In late April of 2019 Adam Bradley and Chris Blackburn were sitting in a pub on a Monday night when Chris happened across a somewhat unusual eBay listing for an IBM 360 Model 20. This eBay listing was unusual mainly because it didn’t actually list the computer as an IBM 360, but rather as an “seltene Anlage “Puma Computer IBM 2020” which roughly translates from German into “rare plant “Puma Computer IBM 2020”.
Amazing story.
In this context, “Anlage” means system, not (power-) plant, I would think.
This reminds me of the time that I was reading a Russian page about a historical computer, and Google Translate kept using the word “car”, when in context a better word was obviously “machine”.
Mildly shocked that Thom, master of all languages, would miss that, but I’m sure it was a trivial detail and he’s busy correctly translating things people pay him to.
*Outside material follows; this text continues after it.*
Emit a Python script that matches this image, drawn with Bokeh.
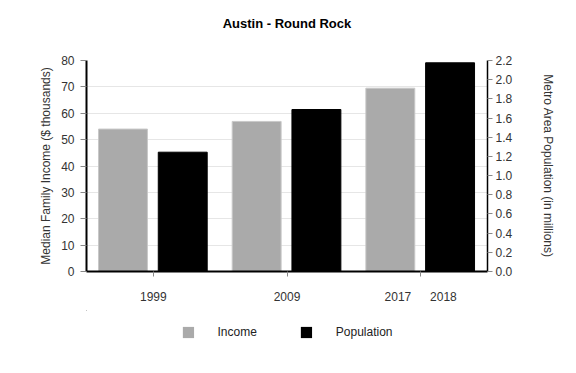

I mean he knows at least two languages, which is 1.5 more than me. Of course this is a expert falicy, someone is better than me in something I know nothing about, so I attribute God like abilities to them.
Comedy of errors doesn’t even begin to describe all the things they had to go through and deal with to get that hardware out of the building.
The age of Computing Archaeology has arrived. OK, Its not pyramids & brushes, just forklifts and power drills.
Very interesting although I have no clue about the hardware
This is about as awesome as it gets. I am glad these people are taking the time to do this to preserve the old tech.